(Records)

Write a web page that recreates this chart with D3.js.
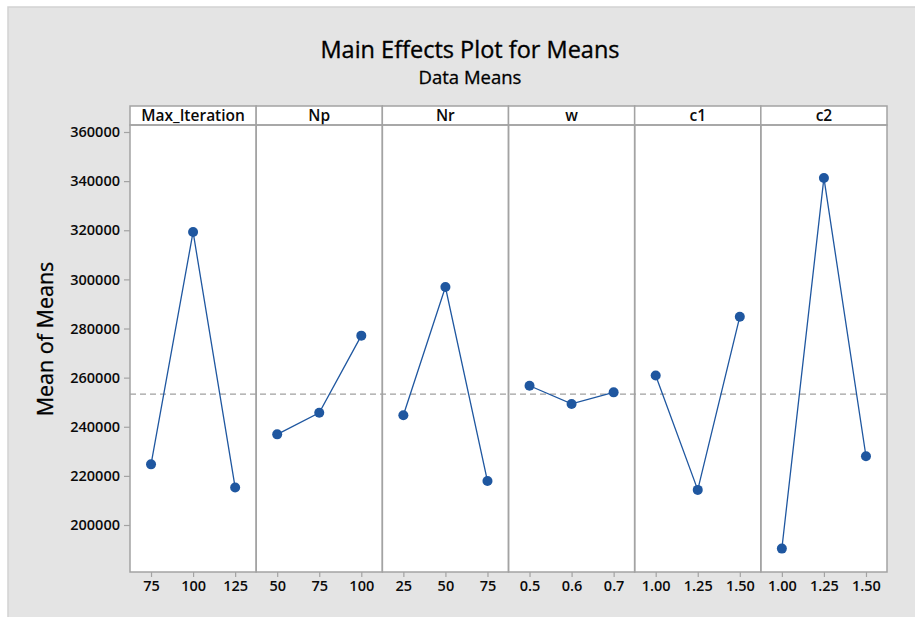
<!DOCTYPE html>
<html>
<head>
<meta charset="utf-8">
<script src="https://cdn.jsdelivr.net/npm/d3@7"></script>
<style>
  html, body { margin: 0; padding: 0; background: #ffffff; }
  svg { display: block; }
  text { font-family: "Open Sans", "Noto Sans", sans-serif; }
</style>
</head>
<body>
<div id="chart"></div>
<script>
// Factors and their levels
const factors = ["Max_Iteration", "Np", "Nr", "w", "c1", "c2"];
const levels = [
  ["75", "100", "125"],
  ["50", "75", "100"],
  ["25", "50", "75"],
  ["0.5", "0.6", "0.7"],
  ["1.00", "1.25", "1.50"],
  ["1.00", "1.25", "1.50"]
];
// Mean of means at each level
const means = [
  [224700, 319300, 215300],
  [236900, 245700, 277100],
  [244700, 296900, 217900],
  [256700, 249300, 254000],
  [260900, 214300, 284800],
  [190400, 341300, 228000]
];
const grandMean = 253300;
const yTicks = [200000, 220000, 240000, 260000, 280000, 300000, 320000, 340000, 360000];

const W = 915, H = 617;
const plot = { left: 130, right: 887, top: 125, bottom: 572, stripTop: 106 };
const frameColor = "#a3a3a3";
const markColor = "#1f57a0";
const inkColor = "#0a0a0a";

const svg = d3.select("#chart").append("svg")
  .attr("width", W).attr("height", H);

// Background frame (open to the right and bottom edges)
svg.append("rect").attr("x", 8).attr("y", 7).attr("width", W + 10).attr("height", H + 10)
  .attr("fill", "#e4e4e4").attr("stroke", "#d2d2d2").attr("stroke-width", 1.5);

// Titles
svg.append("text").attr("x", 470).attr("y", 58).attr("text-anchor", "middle")
  .attr("font-size", 23.5).attr("fill", "#000")
  .style("paint-order", "stroke").attr("stroke", "#000").attr("stroke-width", 0.35)
  .text("Main Effects Plot for Means");
svg.append("text").attr("x", 470).attr("y", 84).attr("text-anchor", "middle")
  .attr("font-size", 18.5).attr("fill", "#000")
  .attr("stroke", "#000").attr("stroke-width", 0.3)
  .text("Data Means");

// Scales
const y = d3.scaleLinear().domain([180870, 362850]).range([plot.bottom, plot.top]);
const panel = d3.scaleBand().domain(factors).range([plot.left, plot.right]).paddingInner(0).paddingOuter(0);

// Plot background
svg.append("rect").attr("x", plot.left).attr("y", plot.top)
  .attr("width", plot.right - plot.left).attr("height", plot.bottom - plot.top)
  .attr("fill", "#fff");

// Y axis
const yAxis = svg.append("g").attr("transform", `translate(${plot.left},0)`)
  .call(d3.axisLeft(y).tickValues(yTicks).tickFormat(d3.format("d")).tickSize(6).tickPadding(4));
yAxis.select(".domain").remove();
yAxis.selectAll(".tick line").attr("stroke", frameColor).attr("stroke-width", 1.2);
yAxis.selectAll(".tick text").attr("font-size", 14.5).attr("font-weight", 600).attr("fill", inkColor)
  .style("font-family", "'Open Sans', sans-serif");

svg.append("text")
  .attr("transform", `translate(53,339) rotate(-90)`)
  .attr("text-anchor", "middle").attr("font-size", 21.5).attr("fill", "#000")
  .attr("stroke", "#000").attr("stroke-width", 0.3)
  .text("Mean of Means");

// Grand mean reference line
svg.append("line").attr("x1", plot.left).attr("x2", plot.right)
  .attr("y1", y(grandMean)).attr("y2", y(grandMean))
  .attr("stroke", "#a0a0a0").attr("stroke-width", 1.3).attr("stroke-dasharray", "6,4");

// Panels
factors.forEach((f, i) => {
  const x0 = panel(f), bw = panel.bandwidth();
  const x = d3.scalePoint().domain(levels[i]).range([x0, x0 + bw]).padding(0.5);
  const g = svg.append("g");

  // Strip header
  g.append("rect").attr("x", x0).attr("y", plot.stripTop).attr("width", bw)
    .attr("height", plot.top - plot.stripTop).attr("fill", "#fff")
    .attr("stroke", frameColor).attr("stroke-width", 1.5);
  g.append("text").attr("x", x0 + bw / 2).attr("y", plot.top - 4)
    .attr("text-anchor", "middle").attr("font-size", 15.5).attr("font-weight", 600)
    .attr("fill", inkColor).text(f);

  // Panel border
  g.append("rect").attr("x", x0).attr("y", plot.top).attr("width", bw)
    .attr("height", plot.bottom - plot.top).attr("fill", "none")
    .attr("stroke", frameColor).attr("stroke-width", 1.5);

  // X axis
  const xa = g.append("g").attr("transform", `translate(0,${plot.bottom})`)
    .call(d3.axisBottom(x).tickSize(5).tickPadding(4));
  xa.select(".domain").remove();
  xa.selectAll(".tick line").attr("stroke", frameColor).attr("stroke-width", 1.2);
  xa.selectAll(".tick text").attr("font-size", 14.5).attr("font-weight", 600).attr("fill", inkColor)
    .style("font-family", "'Open Sans', sans-serif");

  const pts = levels[i].map((l, j) => ({ l, v: means[i][j] }));
  g.append("path").datum(pts)
    .attr("d", d3.line().x(d => x(d.l)).y(d => y(d.v)))
    .attr("fill", "none").attr("stroke", markColor).attr("stroke-width", 1.3);
  g.selectAll("circle").data(pts).join("circle")
    .attr("cx", d => x(d.l)).attr("cy", d => y(d.v)).attr("r", 5)
    .attr("fill", markColor);
});
</script>
</body>
</html>
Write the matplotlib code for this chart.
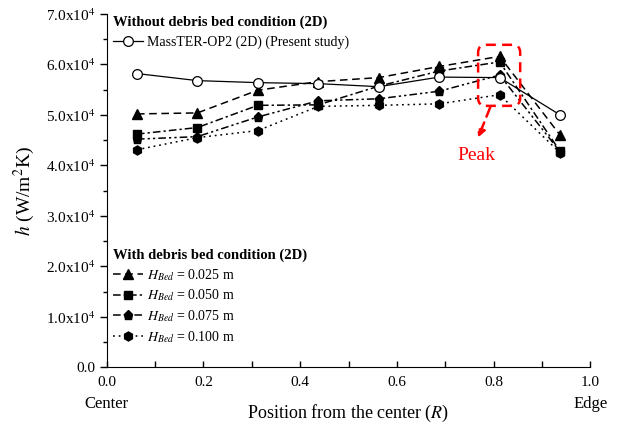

* [Short problem]: Retype all entries exactly as they appear, dropping the images.

* [Response]:
Write a web page that recreates this chart with D3.js.
<!DOCTYPE html>
<html>
<head>
<meta charset="utf-8">
<script src="https://cdn.jsdelivr.net/npm/d3@7"></script>
<style>
  html, body { margin: 0; padding: 0; background: #ffffff; }
  svg { display: block; }
  text { font-family: "Open Sans", "Noto Sans", sans-serif; }
</style>
</head>
<body>
<div id="chart"></div>
<script>
// Factors and their levels
const factors = ["Max_Iteration", "Np", "Nr", "w", "c1", "c2"];
const levels = [
  ["75", "100", "125"],
  ["50", "75", "100"],
  ["25", "50", "75"],
  ["0.5", "0.6", "0.7"],
  ["1.00", "1.25", "1.50"],
  ["1.00", "1.25", "1.50"]
];
// Mean of means at each level
const means = [
  [224700, 319300, 215300],
  [236900, 245700, 277100],
  [244700, 296900, 217900],
  [256700, 249300, 254000],
  [260900, 214300, 284800],
  [190400, 341300, 228000]
];
const grandMean = 253300;
const yTicks = [200000, 220000, 240000, 260000, 280000, 300000, 320000, 340000, 360000];

const W = 915, H = 617;
const plot = { left: 130, right: 887, top: 125, bottom: 572, stripTop: 106 };
const frameColor = "#a3a3a3";
const markColor = "#1f57a0";
const inkColor = "#0a0a0a";

const svg = d3.select("#chart").append("svg")
  .attr("width", W).attr("height", H);

// Background frame (open to the right and bottom edges)
svg.append("rect").attr("x", 8).attr("y", 7).attr("width", W + 10).attr("height", H + 10)
  .attr("fill", "#e4e4e4").attr("stroke", "#d2d2d2").attr("stroke-width", 1.5);

// Titles
svg.append("text").attr("x", 470).attr("y", 58).attr("text-anchor", "middle")
  .attr("font-size", 23.5).attr("fill", "#000")
  .style("paint-order", "stroke").attr("stroke", "#000").attr("stroke-width", 0.35)
  .text("Main Effects Plot for Means");
svg.append("text").attr("x", 470).attr("y", 84).attr("text-anchor", "middle")
  .attr("font-size", 18.5).attr("fill", "#000")
  .attr("stroke", "#000").attr("stroke-width", 0.3)
  .text("Data Means");

// Scales
const y = d3.scaleLinear().domain([180870, 362850]).range([plot.bottom, plot.top]);
const panel = d3.scaleBand().domain(factors).range([plot.left, plot.right]).paddingInner(0).paddingOuter(0);

// Plot background
svg.append("rect").attr("x", plot.left).attr("y", plot.top)
  .attr("width", plot.right - plot.left).attr("height", plot.bottom - plot.top)
  .attr("fill", "#fff");

// Y axis
const yAxis = svg.append("g").attr("transform", `translate(${plot.left},0)`)
  .call(d3.axisLeft(y).tickValues(yTicks).tickFormat(d3.format("d")).tickSize(6).tickPadding(4));
yAxis.select(".domain").remove();
yAxis.selectAll(".tick line").attr("stroke", frameColor).attr("stroke-width", 1.2);
yAxis.selectAll(".tick text").attr("font-size", 14.5).attr("font-weight", 600).attr("fill", inkColor)
  .style("font-family", "'Open Sans', sans-serif");

svg.append("text")
  .attr("transform", `translate(53,339) rotate(-90)`)
  .attr("text-anchor", "middle").attr("font-size", 21.5).attr("fill", "#000")
  .attr("stroke", "#000").attr("stroke-width", 0.3)
  .text("Mean of Means");

// Grand mean reference line
svg.append("line").attr("x1", plot.left).attr("x2", plot.right)
  .attr("y1", y(grandMean)).attr("y2", y(grandMean))
  .attr("stroke", "#a0a0a0").attr("stroke-width", 1.3).attr("stroke-dasharray", "6,4");

// Panels
factors.forEach((f, i) => {
  const x0 = panel(f), bw = panel.bandwidth();
  const x = d3.scalePoint().domain(levels[i]).range([x0, x0 + bw]).padding(0.5);
  const g = svg.append("g");

  // Strip header
  g.append("rect").attr("x", x0).attr("y", plot.stripTop).attr("width", bw)
    .attr("height", plot.top - plot.stripTop).attr("fill", "#fff")
    .attr("stroke", frameColor).attr("stroke-width", 1.5);
  g.append("text").attr("x", x0 + bw / 2).attr("y", plot.top - 4)
    .attr("text-anchor", "middle").attr("font-size", 15.5).attr("font-weight", 600)
    .attr("fill", inkColor).text(f);

  // Panel border
  g.append("rect").attr("x", x0).attr("y", plot.top).attr("width", bw)
    .attr("height", plot.bottom - plot.top).attr("fill", "none")
    .attr("stroke", frameColor).attr("stroke-width", 1.5);

  // X axis
  const xa = g.append("g").attr("transform", `translate(0,${plot.bottom})`)
    .call(d3.axisBottom(x).tickSize(5).tickPadding(4));
  xa.select(".domain").remove();
  xa.selectAll(".tick line").attr("stroke", frameColor).attr("stroke-width", 1.2);
  xa.selectAll(".tick text").attr("font-size", 14.5).attr("font-weight", 600).attr("fill", inkColor)
    .style("font-family", "'Open Sans', sans-serif");

  const pts = levels[i].map((l, j) => ({ l, v: means[i][j] }));
  g.append("path").datum(pts)
    .attr("d", d3.line().x(d => x(d.l)).y(d => y(d.v)))
    .attr("fill", "none").attr("stroke", markColor).attr("stroke-width", 1.3);
  g.selectAll("circle").data(pts).join("circle")
    .attr("cx", d => x(d.l)).attr("cy", d => y(d.v)).attr("r", 5)
    .attr("fill", markColor);
});
</script>
</body>
</html>
Write the matplotlib code for this chart.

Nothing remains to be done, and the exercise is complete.